On the opposite end of the Oath of Silence, this oath is used when it is necessary to convince another of one’s complete and total honesty on a particular matter; it is most often employed in Kithain courts as their equivalent of swearing on the Bible, though it occasionally sees use in more personal matters. While it is understood when used in an official context, most fae dislike being asked to swear it any more than absolutely necessary, and some even consider it an insult to their personal honor to be asked for this oath by someone they are close to, as in many instances it is tantamount to accusing them of duplicity. Those under this oath must tell the truth as they know it about the subject in question - no willful falsehood is possible.
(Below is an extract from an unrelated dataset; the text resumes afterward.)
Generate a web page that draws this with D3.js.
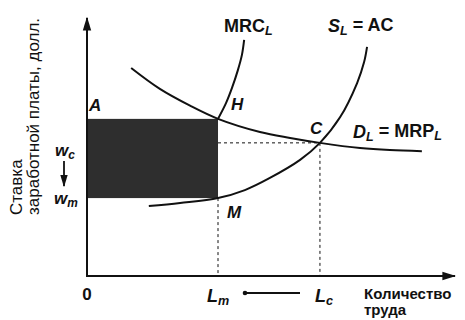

Those who break the oath by lying gain a permanent Banality Trait, and are drained of Glamour until next sunrise or sunset (whichever comes first). The oath lasts until broken with a lie, or until released from the oath by the individual to whom it was sworn.

These are the oaths found in common usage at the courts of Dischordia. The Oath of Fealty being the most important and the chain that binds all of Dischordia together under High King Balor.

These oaths tie families together, create unions, and protect loved ones. Within Dischordia they are rarely uttered. But once and Unseelie gives their undying devotion, or accepts one into their house, it is foolish to impune their passion.

Houses and domains war, families crumble, and enemies become nemesis. These oaths are reserved for those you truly hate. Their price is hefty, but their passion gives you strength against your sworn enemy.